The process you detail isn't quite accurate. For one, WPA2-Enterprise doesn't make use of a PSK. Pre-shared keys are used by WPA2-Personal.

WPA2-Enterprise uses 802.1X to authenticate an device to the network. The protocol used by 802.1X is EAP (extensible authentication protocol) which is defined in RFC 3748.

EAP allows for a variety of different methods to authenticate; you reference EAP-TLS as an example which is defined by RFC 5216. Each EAP method is responsible for describing in their specification how the MSK is created. So the actual process can vary depending on the method used. You would have to reference the specification for each method you are interested in to determine exactly what is taking place.

No matter what process is used to create the MSK, this is provided to both the supplicant and the NAS during the EAP transaction and is the basis for the PMK used by 802.11.

In case both sides are using certificates (EAP-TLS) then how exactly is the PMK generated? There is no PSK with certificates.

I know I said it already, but there is no PSK involved. The PMK is generated from the EAP MSK and again the exact method of generating the MSK would be determined by the EAP method. Specifically, the PMK is the first 32 bytes of the MSK.
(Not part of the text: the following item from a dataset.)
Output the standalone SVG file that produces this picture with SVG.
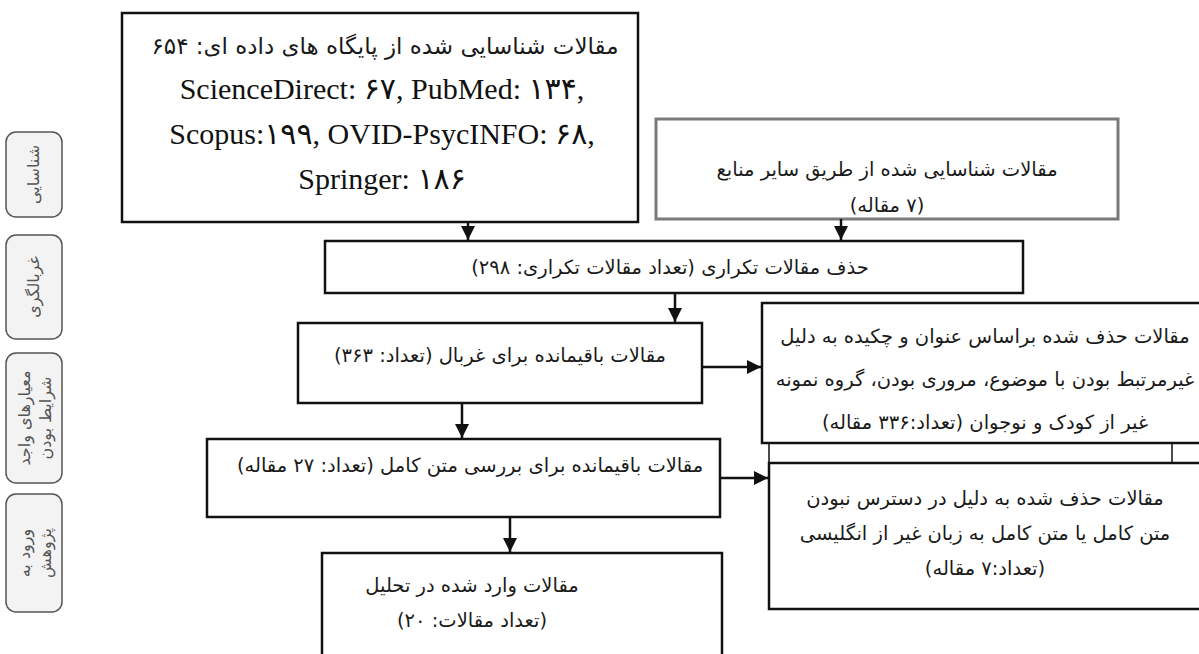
<svg xmlns="http://www.w3.org/2000/svg" width="1199" height="654" viewBox="0 0 1199 654">
<style>
.box{fill:#fff;stroke:#111;stroke-width:2.5}
.gbox{fill:#fff;stroke:#7a7a7a;stroke-width:3}
.lab{fill:#f3f3f3;stroke:#555;stroke-width:1.5}
.fa{font-family:'DejaVu Sans',sans-serif;font-size:19.5px;fill:#1a1a1a;text-anchor:middle;direction:rtl}
.en{font-family:'Liberation Serif','DejaVu Sans',serif;font-size:30px;fill:#111;text-anchor:middle}
.lt{font-family:'DejaVu Sans',sans-serif;font-size:16px;fill:#555;text-anchor:middle;direction:rtl}
.ln{stroke:#111;stroke-width:2.5;fill:none}
</style>
<defs>
<marker id="ah" viewBox="0 0 10 10" refX="10" refY="5" markerWidth="5.6" markerHeight="5.6" orient="auto"><path d="M0,0L10,5L0,10z" fill="#111"/></marker>
</defs>
<rect width="1199" height="654" fill="#fff"/>
<g id="labels">
<g id="lab1"><rect class="lab" x="6" y="132" width="56" height="85" rx="10"/><text class="lt" transform="translate(34 174.5) rotate(-90)" dy="5">شناسایی</text></g>
<g id="lab2"><rect class="lab" x="6" y="235" width="56" height="104" rx="10"/><text class="lt" transform="translate(34 287) rotate(-90)" dy="5">غربالگری</text></g>
<g id="lab3"><rect class="lab" x="6" y="353" width="56" height="130" rx="10"/><text class="lt" transform="translate(34 418) rotate(-90)"><tspan x="0" y="-4">معیارهای واجد</tspan><tspan x="0" y="17">شرایط بودن</tspan></text></g>
<g id="lab4"><rect class="lab" x="6" y="494" width="56" height="118" rx="10"/><text class="lt" transform="translate(34 553) rotate(-90)"><tspan x="0" y="-4">ورود به</tspan><tspan x="0" y="17">پژوهش</tspan></text></g>
</g>
<g id="n1"><rect class="box" x="122" y="13" width="516" height="209"/>
<text class="fa" x="385" y="54" style="font-size:23px">مقالات شناسایی شده از پایگاه های داده ای: ۶۵۴</text>
<text class="en" x="382" y="99">ScienceDirect: ۶۷, PubMed: ۱۳۴,</text>
<text class="en" x="382" y="144">Scopus:۱۹۹, OVID-PsycINFO: ۶۸,</text>
<text class="en" x="382" y="189">Springer: ۱۸۶</text></g>
<g id="n2"><rect class="gbox" x="656" y="119" width="462" height="100"/>
<text class="fa" x="887" y="176">مقالات شناسایی شده از طریق سایر منابع</text>
<text class="fa" x="887" y="212">(۷ مقاله)</text></g>
<g id="n3"><rect class="box" x="325" y="241" width="698" height="52"/>
<text class="fa" x="670" y="274">حذف مقالات تکراری (تعداد مقالات تکراری: ۲۹۸)</text></g>
<g id="n4"><rect class="box" x="298" y="323" width="404" height="80"/>
<text class="fa" x="500" y="362">مقالات باقیمانده برای غربال (تعداد: ۳۶۳)</text></g>
<g id="n5"><rect class="box" x="762" y="303" width="450" height="140"/>
<text class="fa" x="985" y="343">مقالات حذف شده براساس عنوان و چکیده به دلیل</text>
<text class="fa" x="985" y="386">غیرمرتبط بودن با موضوع، مروری بودن، گروه نمونه</text>
<text class="fa" x="985" y="429">غیر از کودک و نوجوان (تعداد:۳۳۶ مقاله)</text></g>
<g id="strip"><path class="ln" d="M769 443V463M1172 443V463" style="stroke-width:1.5"/></g>
<g id="n6"><rect class="box" x="207" y="439" width="513" height="78"/>
<text class="fa" x="470" y="472">مقالات باقیمانده برای بررسی متن کامل (تعداد: ۲۷ مقاله)</text></g>
<g id="n7"><rect class="box" x="769" y="463" width="450" height="146"/>
<text class="fa" x="985" y="505">مقالات حذف شده به دلیل در دسترس نبودن</text>
<text class="fa" x="985" y="540">متن کامل یا متن کامل به زبان غیر از انگلیسی</text>
<text class="fa" x="985" y="575">(تعداد:۷ مقاله)</text></g>
<g id="n8"><rect class="box" x="322" y="553" width="400" height="120"/>
<text class="fa" x="472" y="592">مقالات وارد شده در تحلیل</text>
<text class="fa" x="472" y="627">(تعداد مقالات: ۲۰)</text></g>
<g id="connectors">
<path class="ln" d="M468 222V240" marker-end="url(#ah)"/>
<path class="ln" d="M841 219V240" marker-end="url(#ah)"/>
<path class="ln" d="M675 293V322" marker-end="url(#ah)"/>
<path class="ln" d="M702 367H761" marker-end="url(#ah)"/>
<path class="ln" d="M462 403V438" marker-end="url(#ah)"/>
<path class="ln" d="M720 478H768" marker-end="url(#ah)"/>
<path class="ln" d="M510 517V552" marker-end="url(#ah)"/>
</g>
</svg>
I read on a security website that: "The weakness in the WPA2-PSK system is that the encrypted password is shared in what is known as the 4-way handshake". But in other websites I read that neither the PMK nor the PTK are ever sent during the handshake. So which is it?

Neither the PMK, the PTK or the PSK is sent during the handshake. However, when you are using a PSK, the PSK is used to generate the PTK so any device that knows the PSK and captures the handshake can then also generate the PTK used and decrypt all the traffic.

With WPA2-Enterprise, the MSK for each EAP transaction should be "unique" to that exchange, so the PMK will be different each time a device connects and authenticates to the network. No other device has access to the MSK/PMK and as such even when the handshake is captured, they will not be able to realistically generate the PTK used or decrypt the traffic.